Человек остановился на опушке. Огонь гудел в буках и пихтах. Шишки на них расцветали огненными цветами. Человек приблизился к линии огня, но задохнулся от дыма и жара. Он отбежал, а потом, не торопясь, уже успокоившись, прокрался к тому месту, где жар был слабее.
Был вечер. Гроза пронеслась. Желтоватые столбы дыма стояли над лесом. Клочья огня ползли вширь и вверх. А за рекою заходило солнце. Лучи окрасили гряду облаков и, как снопы сухих пылающих трав, расположились веером по небосклону. Человек знал и любил солнце, отличал восходы и закаты, ценил его тепло. Но еще ни разу не понимал его так, как в эту минуту. Он вспомнил пылающую пихту. И вдруг новая мысль обожгла его мозг так же, как несколько времени тому назад уголек обжег подошву ноги.
«То, что сейчас в лесу, то и на солнце. Это одно. И огненная птица, зажигающая лес, тоже сродни солнцу. И горящая ветка. И безгромные вспышки в небе в жаркие летние ночи. Все одно. Тут жжет, там греет. Тут приходит и исчезает совсем, там уходит только на ночь».
Так думал человек, глядя на закат. Думы были, точно болезнь — мозгу было больно, из глаз текли слезы напряжения. Весь вечер он не находил себе покоя. Ночью не раз выходил из пещеры поглядеть на зарево пожара. Ближайшие дни человек бредил вдоль линии огня. Когда огонь стал угасать, он упал на колени перед грудами обугленных ветвей и долго-долго наблюдал, что делается с деревом от того, что в него проник огонь.
Нет, этот огонь не должен угаснуть навсегда.
Он позвал женщину, старика и детей. Детям было страшно. Они не понимали его замыслов. Старик и женщина предались воспоминаниям и машинально исполняли то, чего человек от них требовал.

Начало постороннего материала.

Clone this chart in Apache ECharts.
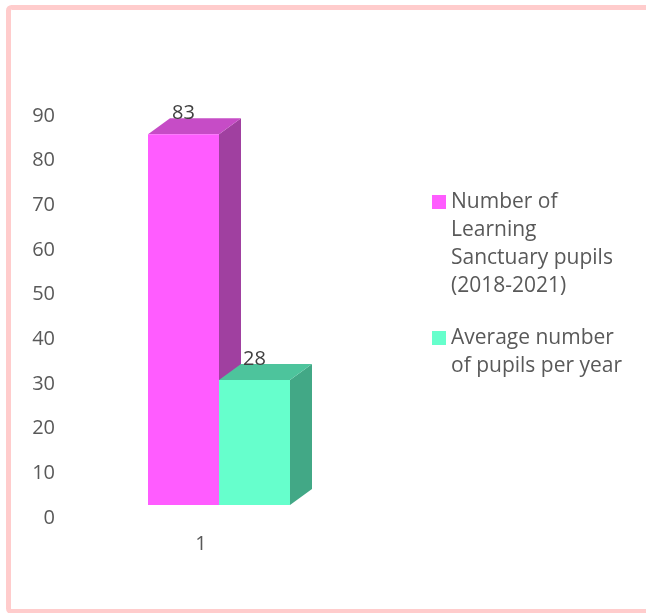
<!DOCTYPE html>
<html>
<head>
<meta charset="utf-8">
<script src="https://cdn.jsdelivr.net/npm/echarts@6/dist/echarts.min.js"></script>
<style>
html,body{margin:0;padding:0;background:#fff;}
#chart{width:646px;height:613px;}
</style>
</head>
<body>
<div id="chart"></div>
<script>
const categories = ['1'];
const pupilsTotal = [83];
const pupilsAverage = [28];
const seriesNames = ['Number of Learning Sanctuary pupils (2018-2021)', 'Average number of pupils per year'];
const legendLines = [
  ['Number of', 'Learning', 'Sanctuary pupils', '(2018-2021)'],
  ['Average number', 'of pupils per year']
];
const yTicks = { min: 0, max: 90, interval: 10 };

const FONT = 'Open Sans';
const W = 71, DX = 22, DY = 16, LIFT = 13;

function make3D(offsetX, cFront, cTop, cSide) {
  return function (params, api) {
    const base = api.coord([api.value(0), 0]);
    const top = api.coord([api.value(0), api.value(1)]);
    const x0 = base[0] + offsetX;
    const yb = base[1] - LIFT;
    const yt = top[1] - LIFT;
    return {
      type: 'group',
      children: [
        { type: 'polygon', shape: { points: [[x0 + W, yt], [x0 + W + DX, yt - DY], [x0 + W + DX, yb - DY], [x0 + W, yb]] }, style: { fill: cSide } },
        { type: 'polygon', shape: { points: [[x0, yt], [x0 + DX, yt - DY], [x0 + W + DX, yt - DY], [x0 + W, yt]] }, style: { fill: cTop } },
        { type: 'rect', shape: { x: x0, y: yt, width: W, height: yb - yt }, style: { fill: cFront } },
        { type: 'text', style: { text: String(api.value(1)), x: x0 + W / 2, y: yt - 21, align: 'center', verticalAlign: 'middle', fill: '#404040', font: '20px "' + FONT + '"' } }
      ]
    };
  };
}

// Put the icon level with the first text line: pad with empty lines above
function legendText(lines) {
  const pad = new Array(lines.length - 1).fill('');
  return pad.concat(lines).join('\n');
}

const chart = echarts.init(document.getElementById('chart'));
chart.setOption({
  backgroundColor: '#ffffff',
  animation: false,
  textStyle: { fontFamily: FONT },
  graphic: [{
    type: 'rect', z: 100, silent: true,
    shape: { x: 8.5, y: 7.5, width: 660, height: 604, r: 3 },
    style: { fill: 'none', stroke: '#FFCCCC', lineWidth: 5 }
  }],
  grid: { left: 70, right: 314, top: 116, bottom: 95 },
  xAxis: {
    type: 'category', data: categories,
    axisLine: { show: false }, axisTick: { show: false }, splitLine: { show: false },
    axisLabel: { color: '#595959', fontSize: 20, fontFamily: FONT, margin: 16 }
  },
  yAxis: {
    type: 'value', min: yTicks.min, max: yTicks.max, interval: yTicks.interval,
    axisLine: { show: false }, axisTick: { show: false }, splitLine: { show: false },
    axisLabel: { color: '#595959', fontSize: 20, fontFamily: FONT, margin: 15 }
  },
  legend: [{
    data: [seriesNames[0]],
    left: 432, top: 104, padding: 0, orient: 'vertical',
    itemWidth: 14, itemHeight: 14, icon: 'rect',
    formatter: function () { return legendText(legendLines[0]); },
    textStyle: { color: '#595959', fontSize: 21, lineHeight: 28, fontFamily: FONT }
  }, {
    data: [seriesNames[1]],
    left: 432, top: 296, padding: 0, orient: 'vertical',
    itemWidth: 14, itemHeight: 14, icon: 'rect',
    formatter: function () { return legendText(legendLines[1]); },
    textStyle: { color: '#595959', fontSize: 21, lineHeight: 28, fontFamily: FONT }
  }],
  series: [{
    name: seriesNames[0], type: 'custom',
    itemStyle: { color: '#FF5CFF' },
    renderItem: make3D(-53, '#FF5CFF', '#C64CC6', '#A040A0'),
    encode: { x: 0, y: 1 },
    data: categories.map((c, i) => [i, pupilsTotal[i]])
  }, {
    name: seriesNames[1], type: 'custom',
    itemStyle: { color: '#66FFCC' },
    renderItem: make3D(18, '#66FFCC', '#4DC49C', '#42A886'),
    encode: { x: 0, y: 1 },
    data: categories.map((c, i) => [i, pupilsAverage[i]])
  }]
});
</script>
</body>
</html>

Небесный огонь был перенесен в пещеру. Вырыли для него яму в том месте, где далеко ввысь уходил потолок. Яму вымазали глиной. Правая сторона от костра была мужской стороной, левая — женской. Груды ветвей заняли передний угол пещеры. Огонь не должен был угаснуть, — он стал жить рядом с людьми своею особой, огневой жизнью. Ему пришлось услуживать, трепетать перед ним, нести за него ответ.
Младшее звериное поколение любит играть. Матери участвуют в играх. А отцы, если они не наделены особенно мрачным и жестоким характером, лежат рядом и самодовольно наслаждаться коротким семейным счастьем: подрастут звереныши, и большая часть семей рассыплется.
У человека родился еще один сын, и человек ему обрадовался. А потом, по свойственному ему отвращению к дому, стал снова надолго уходить и приносил домой только часть добычи. Старшие дети уже знали ближайшие окрестности становища. Их никто ничему не учил — знания о мире приходили день за днем сами, и человек все с большею охотою скармливал им лакомые куски добычи, чтобы скорее росли и были сильнее. Мать все реже получала свежее мясо. Приходилось довольствоваться кореньями и слизняками, так как пора фруктов отошла.